## WORK INSTRUCTIONS
Search the entries for the word "image" and pull out each line that has it.
=-=-=
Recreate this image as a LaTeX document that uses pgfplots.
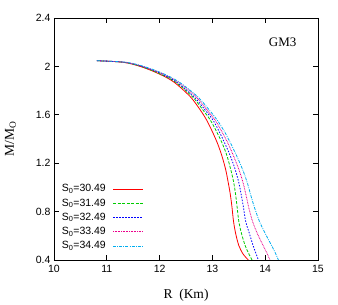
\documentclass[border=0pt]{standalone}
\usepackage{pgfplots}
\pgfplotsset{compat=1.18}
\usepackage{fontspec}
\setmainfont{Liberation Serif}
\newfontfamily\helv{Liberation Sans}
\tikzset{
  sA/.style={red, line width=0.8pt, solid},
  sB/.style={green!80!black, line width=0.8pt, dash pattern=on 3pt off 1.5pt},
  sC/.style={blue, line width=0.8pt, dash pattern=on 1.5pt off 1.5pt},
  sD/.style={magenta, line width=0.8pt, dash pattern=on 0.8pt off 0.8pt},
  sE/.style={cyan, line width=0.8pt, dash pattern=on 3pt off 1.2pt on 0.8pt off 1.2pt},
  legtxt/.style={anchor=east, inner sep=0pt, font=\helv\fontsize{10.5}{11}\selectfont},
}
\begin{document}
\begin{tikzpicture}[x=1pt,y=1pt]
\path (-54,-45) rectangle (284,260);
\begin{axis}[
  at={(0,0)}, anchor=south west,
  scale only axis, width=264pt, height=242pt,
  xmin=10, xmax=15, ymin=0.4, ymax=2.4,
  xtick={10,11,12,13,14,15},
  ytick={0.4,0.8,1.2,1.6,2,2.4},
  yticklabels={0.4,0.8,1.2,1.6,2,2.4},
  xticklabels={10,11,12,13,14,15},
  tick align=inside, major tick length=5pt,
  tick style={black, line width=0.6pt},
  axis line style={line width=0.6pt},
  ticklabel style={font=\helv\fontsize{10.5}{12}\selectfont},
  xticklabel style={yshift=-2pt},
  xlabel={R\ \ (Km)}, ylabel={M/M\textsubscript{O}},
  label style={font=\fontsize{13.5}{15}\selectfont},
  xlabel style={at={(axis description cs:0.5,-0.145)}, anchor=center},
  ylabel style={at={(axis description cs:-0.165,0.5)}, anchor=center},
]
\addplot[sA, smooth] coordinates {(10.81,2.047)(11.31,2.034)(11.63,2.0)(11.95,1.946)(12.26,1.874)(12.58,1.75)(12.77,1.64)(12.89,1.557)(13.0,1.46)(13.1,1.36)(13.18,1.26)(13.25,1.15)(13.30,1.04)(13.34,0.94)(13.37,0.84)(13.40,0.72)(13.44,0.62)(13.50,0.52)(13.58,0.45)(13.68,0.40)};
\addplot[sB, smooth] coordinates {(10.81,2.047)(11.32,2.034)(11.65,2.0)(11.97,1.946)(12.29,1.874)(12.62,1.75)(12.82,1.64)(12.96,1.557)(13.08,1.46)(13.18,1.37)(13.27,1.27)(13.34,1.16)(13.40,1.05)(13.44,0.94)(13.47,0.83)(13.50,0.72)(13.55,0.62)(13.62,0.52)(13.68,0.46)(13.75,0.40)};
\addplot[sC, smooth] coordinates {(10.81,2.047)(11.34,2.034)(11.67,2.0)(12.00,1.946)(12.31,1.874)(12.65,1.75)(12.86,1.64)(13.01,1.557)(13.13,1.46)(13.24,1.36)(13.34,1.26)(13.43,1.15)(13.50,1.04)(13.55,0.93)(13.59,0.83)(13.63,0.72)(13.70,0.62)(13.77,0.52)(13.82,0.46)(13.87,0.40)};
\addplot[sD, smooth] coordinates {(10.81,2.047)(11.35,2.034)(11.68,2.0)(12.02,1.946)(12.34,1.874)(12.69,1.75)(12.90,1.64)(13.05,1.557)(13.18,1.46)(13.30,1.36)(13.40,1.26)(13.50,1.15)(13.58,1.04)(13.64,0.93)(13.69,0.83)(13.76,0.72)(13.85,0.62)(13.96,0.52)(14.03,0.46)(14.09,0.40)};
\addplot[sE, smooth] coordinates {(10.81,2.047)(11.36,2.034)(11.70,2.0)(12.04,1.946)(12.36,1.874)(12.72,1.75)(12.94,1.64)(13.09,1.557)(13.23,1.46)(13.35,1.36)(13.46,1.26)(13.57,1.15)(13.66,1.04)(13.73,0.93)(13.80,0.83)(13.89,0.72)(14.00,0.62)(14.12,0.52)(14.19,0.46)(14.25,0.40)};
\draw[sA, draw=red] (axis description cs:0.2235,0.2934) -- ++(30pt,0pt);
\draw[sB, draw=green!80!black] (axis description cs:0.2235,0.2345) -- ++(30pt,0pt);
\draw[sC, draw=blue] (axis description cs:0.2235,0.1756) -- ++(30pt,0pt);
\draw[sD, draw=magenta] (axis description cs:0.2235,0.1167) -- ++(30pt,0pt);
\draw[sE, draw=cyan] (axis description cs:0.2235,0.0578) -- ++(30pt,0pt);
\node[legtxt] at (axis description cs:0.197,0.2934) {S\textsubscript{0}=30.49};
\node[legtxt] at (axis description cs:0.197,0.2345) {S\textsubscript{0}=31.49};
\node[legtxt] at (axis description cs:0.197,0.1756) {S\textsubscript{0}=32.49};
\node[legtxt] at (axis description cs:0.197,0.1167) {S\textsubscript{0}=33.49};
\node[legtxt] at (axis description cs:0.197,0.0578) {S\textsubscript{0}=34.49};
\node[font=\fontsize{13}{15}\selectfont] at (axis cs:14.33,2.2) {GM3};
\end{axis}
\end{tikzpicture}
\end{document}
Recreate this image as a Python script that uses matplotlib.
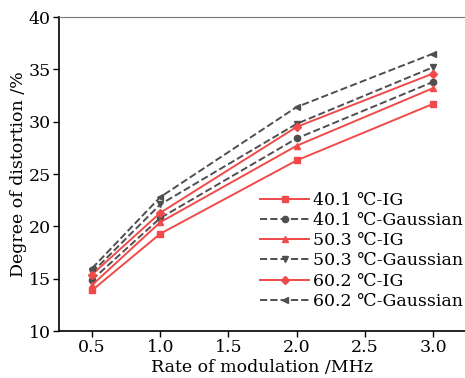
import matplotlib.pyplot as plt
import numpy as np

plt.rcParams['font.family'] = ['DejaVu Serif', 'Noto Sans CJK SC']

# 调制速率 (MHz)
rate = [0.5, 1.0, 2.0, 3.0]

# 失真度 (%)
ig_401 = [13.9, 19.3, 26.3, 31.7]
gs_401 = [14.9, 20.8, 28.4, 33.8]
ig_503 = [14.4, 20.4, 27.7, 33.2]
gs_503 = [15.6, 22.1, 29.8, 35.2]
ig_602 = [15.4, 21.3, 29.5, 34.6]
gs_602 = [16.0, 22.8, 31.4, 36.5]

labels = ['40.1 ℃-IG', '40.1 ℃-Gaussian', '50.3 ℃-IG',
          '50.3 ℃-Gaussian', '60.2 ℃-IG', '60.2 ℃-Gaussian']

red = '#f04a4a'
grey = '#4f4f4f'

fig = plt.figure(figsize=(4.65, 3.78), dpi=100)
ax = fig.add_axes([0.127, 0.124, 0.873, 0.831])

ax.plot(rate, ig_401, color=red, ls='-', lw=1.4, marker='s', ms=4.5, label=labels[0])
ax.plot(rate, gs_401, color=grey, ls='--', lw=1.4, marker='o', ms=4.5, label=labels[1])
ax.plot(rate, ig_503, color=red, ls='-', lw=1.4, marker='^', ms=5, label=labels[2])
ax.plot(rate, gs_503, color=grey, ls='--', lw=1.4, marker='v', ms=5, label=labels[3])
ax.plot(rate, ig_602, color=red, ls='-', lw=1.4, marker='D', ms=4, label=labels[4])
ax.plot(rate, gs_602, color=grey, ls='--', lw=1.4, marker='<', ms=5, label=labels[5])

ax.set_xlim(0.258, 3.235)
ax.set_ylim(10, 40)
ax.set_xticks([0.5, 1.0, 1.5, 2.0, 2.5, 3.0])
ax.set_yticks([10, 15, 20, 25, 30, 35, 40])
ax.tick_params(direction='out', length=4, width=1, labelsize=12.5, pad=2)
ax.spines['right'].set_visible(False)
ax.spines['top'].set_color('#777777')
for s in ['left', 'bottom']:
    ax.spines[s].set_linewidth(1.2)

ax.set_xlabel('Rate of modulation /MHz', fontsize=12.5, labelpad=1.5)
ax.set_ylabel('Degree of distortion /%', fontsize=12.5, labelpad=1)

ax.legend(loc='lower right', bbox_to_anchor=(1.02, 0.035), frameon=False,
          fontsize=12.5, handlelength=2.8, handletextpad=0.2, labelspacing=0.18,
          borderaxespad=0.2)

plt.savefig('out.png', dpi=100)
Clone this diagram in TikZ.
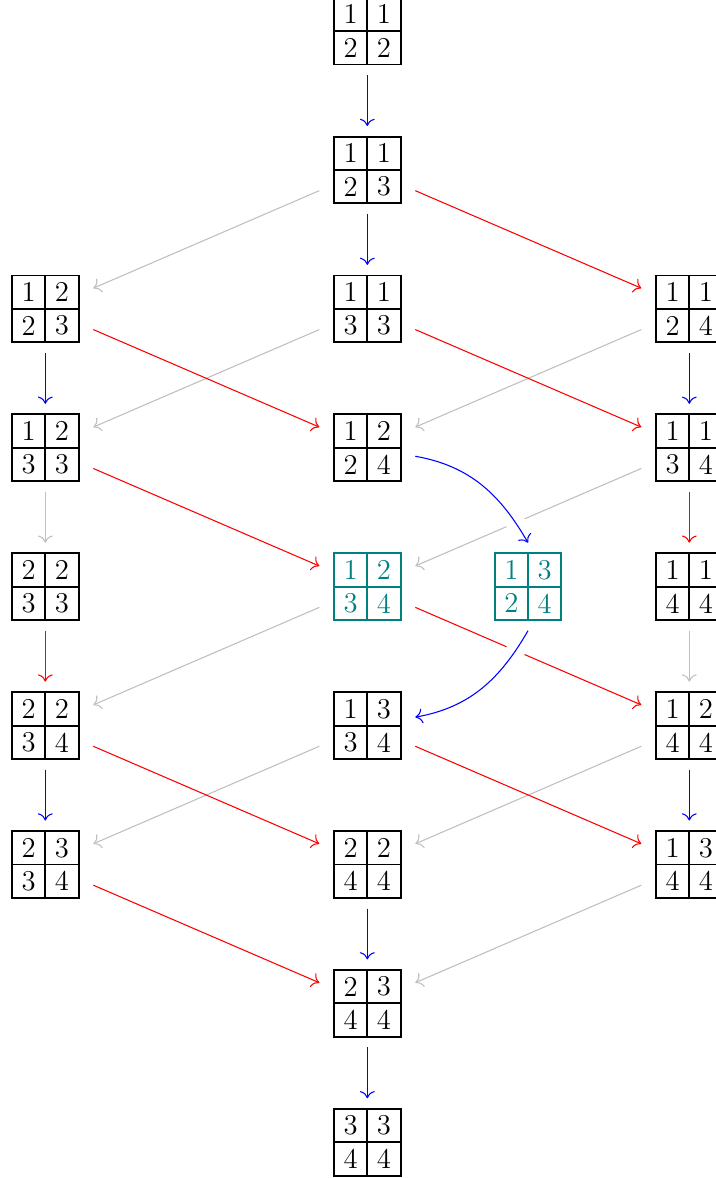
=-=-=
## RESULT BELOW
Recreate this image as a LaTeX document that uses pgfplots.
Recreate this image as a Python script that uses matplotlib.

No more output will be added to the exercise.